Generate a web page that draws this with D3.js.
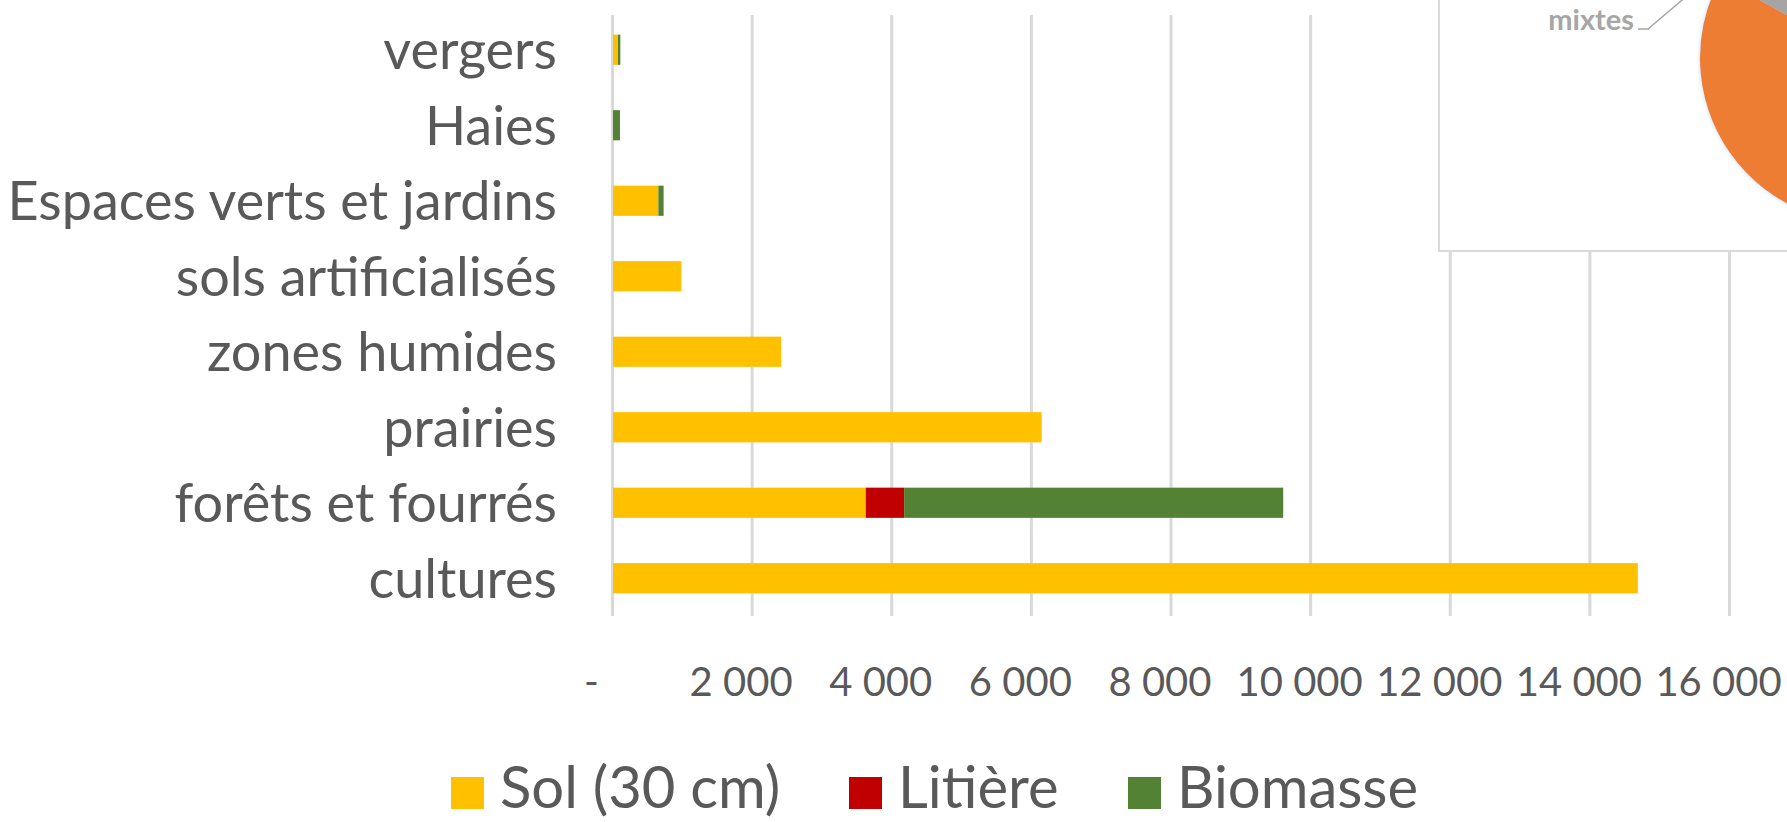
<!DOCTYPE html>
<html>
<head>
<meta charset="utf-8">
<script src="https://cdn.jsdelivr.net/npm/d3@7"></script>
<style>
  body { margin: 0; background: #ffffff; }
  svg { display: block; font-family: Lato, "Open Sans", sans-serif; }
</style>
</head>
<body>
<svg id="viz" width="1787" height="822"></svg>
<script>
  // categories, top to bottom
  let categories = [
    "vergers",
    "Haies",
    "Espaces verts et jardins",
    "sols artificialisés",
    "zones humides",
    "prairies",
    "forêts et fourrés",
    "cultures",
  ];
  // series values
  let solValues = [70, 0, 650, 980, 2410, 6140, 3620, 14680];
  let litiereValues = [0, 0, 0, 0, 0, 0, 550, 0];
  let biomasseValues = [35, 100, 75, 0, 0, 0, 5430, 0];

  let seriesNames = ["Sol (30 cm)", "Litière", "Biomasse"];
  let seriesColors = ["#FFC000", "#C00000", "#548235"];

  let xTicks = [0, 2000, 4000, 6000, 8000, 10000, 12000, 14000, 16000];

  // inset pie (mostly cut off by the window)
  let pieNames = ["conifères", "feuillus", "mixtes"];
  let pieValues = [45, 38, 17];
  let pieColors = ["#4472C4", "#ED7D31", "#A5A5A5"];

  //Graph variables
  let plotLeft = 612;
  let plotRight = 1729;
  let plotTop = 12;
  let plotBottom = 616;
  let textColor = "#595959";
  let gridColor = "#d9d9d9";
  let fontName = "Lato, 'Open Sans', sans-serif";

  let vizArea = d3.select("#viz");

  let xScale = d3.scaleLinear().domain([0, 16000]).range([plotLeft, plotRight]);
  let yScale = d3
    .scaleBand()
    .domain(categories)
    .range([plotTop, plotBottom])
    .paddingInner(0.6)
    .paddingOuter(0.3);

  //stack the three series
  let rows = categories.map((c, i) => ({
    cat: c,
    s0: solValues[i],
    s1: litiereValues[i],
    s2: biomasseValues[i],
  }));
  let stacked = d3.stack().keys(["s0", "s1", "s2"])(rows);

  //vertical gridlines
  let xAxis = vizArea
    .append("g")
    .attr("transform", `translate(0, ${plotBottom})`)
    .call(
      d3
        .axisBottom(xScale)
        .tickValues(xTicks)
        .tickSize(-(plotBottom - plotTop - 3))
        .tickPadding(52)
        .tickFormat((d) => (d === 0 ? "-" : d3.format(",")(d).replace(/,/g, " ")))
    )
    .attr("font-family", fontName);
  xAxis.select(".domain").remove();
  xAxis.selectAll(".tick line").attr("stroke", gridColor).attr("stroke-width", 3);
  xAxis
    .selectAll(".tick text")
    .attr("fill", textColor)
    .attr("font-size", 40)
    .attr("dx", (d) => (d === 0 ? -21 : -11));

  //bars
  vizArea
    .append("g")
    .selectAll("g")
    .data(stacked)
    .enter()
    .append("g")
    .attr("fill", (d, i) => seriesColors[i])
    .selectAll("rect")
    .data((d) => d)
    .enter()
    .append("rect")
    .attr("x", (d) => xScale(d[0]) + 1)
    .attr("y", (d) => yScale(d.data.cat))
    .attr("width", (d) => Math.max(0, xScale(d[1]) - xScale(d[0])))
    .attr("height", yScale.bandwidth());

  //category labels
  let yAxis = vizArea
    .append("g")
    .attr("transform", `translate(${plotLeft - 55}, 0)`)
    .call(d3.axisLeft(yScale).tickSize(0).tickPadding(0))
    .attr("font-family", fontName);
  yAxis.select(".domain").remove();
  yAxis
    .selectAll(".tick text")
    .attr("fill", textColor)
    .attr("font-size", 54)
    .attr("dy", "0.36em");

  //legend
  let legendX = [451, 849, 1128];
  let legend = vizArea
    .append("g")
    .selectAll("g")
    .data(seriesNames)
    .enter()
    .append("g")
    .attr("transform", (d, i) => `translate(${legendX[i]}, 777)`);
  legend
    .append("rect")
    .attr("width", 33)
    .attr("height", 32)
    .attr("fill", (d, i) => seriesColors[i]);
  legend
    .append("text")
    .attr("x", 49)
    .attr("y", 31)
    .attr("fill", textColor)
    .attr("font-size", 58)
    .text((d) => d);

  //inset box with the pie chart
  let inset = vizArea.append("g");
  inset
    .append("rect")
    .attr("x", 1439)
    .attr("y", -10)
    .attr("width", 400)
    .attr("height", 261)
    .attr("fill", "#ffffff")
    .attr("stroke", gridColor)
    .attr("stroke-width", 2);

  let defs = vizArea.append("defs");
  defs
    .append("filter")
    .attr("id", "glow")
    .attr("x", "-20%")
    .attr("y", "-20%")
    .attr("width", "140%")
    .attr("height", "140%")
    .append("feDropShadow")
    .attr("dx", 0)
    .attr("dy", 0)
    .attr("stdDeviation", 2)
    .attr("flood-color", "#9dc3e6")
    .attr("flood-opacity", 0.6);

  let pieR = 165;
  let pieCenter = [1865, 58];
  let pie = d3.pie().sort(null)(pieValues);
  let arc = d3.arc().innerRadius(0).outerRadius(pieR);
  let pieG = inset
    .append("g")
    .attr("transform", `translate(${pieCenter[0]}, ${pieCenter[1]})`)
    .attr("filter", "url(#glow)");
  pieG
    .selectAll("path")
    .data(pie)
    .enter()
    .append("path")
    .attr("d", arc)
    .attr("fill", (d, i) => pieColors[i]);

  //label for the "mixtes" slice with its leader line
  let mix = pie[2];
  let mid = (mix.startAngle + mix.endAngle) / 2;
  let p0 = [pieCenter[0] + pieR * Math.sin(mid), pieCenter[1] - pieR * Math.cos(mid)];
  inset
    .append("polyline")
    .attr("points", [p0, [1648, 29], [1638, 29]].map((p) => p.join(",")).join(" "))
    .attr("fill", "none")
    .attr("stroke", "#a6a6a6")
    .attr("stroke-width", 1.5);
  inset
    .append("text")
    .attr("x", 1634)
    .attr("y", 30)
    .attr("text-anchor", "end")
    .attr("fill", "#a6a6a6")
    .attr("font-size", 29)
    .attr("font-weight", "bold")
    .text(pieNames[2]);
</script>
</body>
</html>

■ **Given instruction**
Repeat, with no pictures, each line from the beginning of the data through the line containing "12000, 14000, 16000];", inclusive.

■ **Result of the exercise**
Generate a web page that draws this with D3.js.
<!DOCTYPE html>
<html>
<head>
<meta charset="utf-8">
<script src="https://cdn.jsdelivr.net/npm/d3@7"></script>
<style>
  body { margin: 0; background: #ffffff; }
  svg { display: block; font-family: Lato, "Open Sans", sans-serif; }
</style>
</head>
<body>
<svg id="viz" width="1787" height="822"></svg>
<script>
  // categories, top to bottom
  let categories = [
    "vergers",
    "Haies",
    "Espaces verts et jardins",
    "sols artificialisés",
    "zones humides",
    "prairies",
    "forêts et fourrés",
    "cultures",
  ];
  // series values
  let solValues = [70, 0, 650, 980, 2410, 6140, 3620, 14680];
  let litiereValues = [0, 0, 0, 0, 0, 0, 550, 0];
  let biomasseValues = [35, 100, 75, 0, 0, 0, 5430, 0];

  let seriesNames = ["Sol (30 cm)", "Litière", "Biomasse"];
  let seriesColors = ["#FFC000", "#C00000", "#548235"];

  let xTicks = [0, 2000, 4000, 6000, 8000, 10000, 12000, 14000, 16000];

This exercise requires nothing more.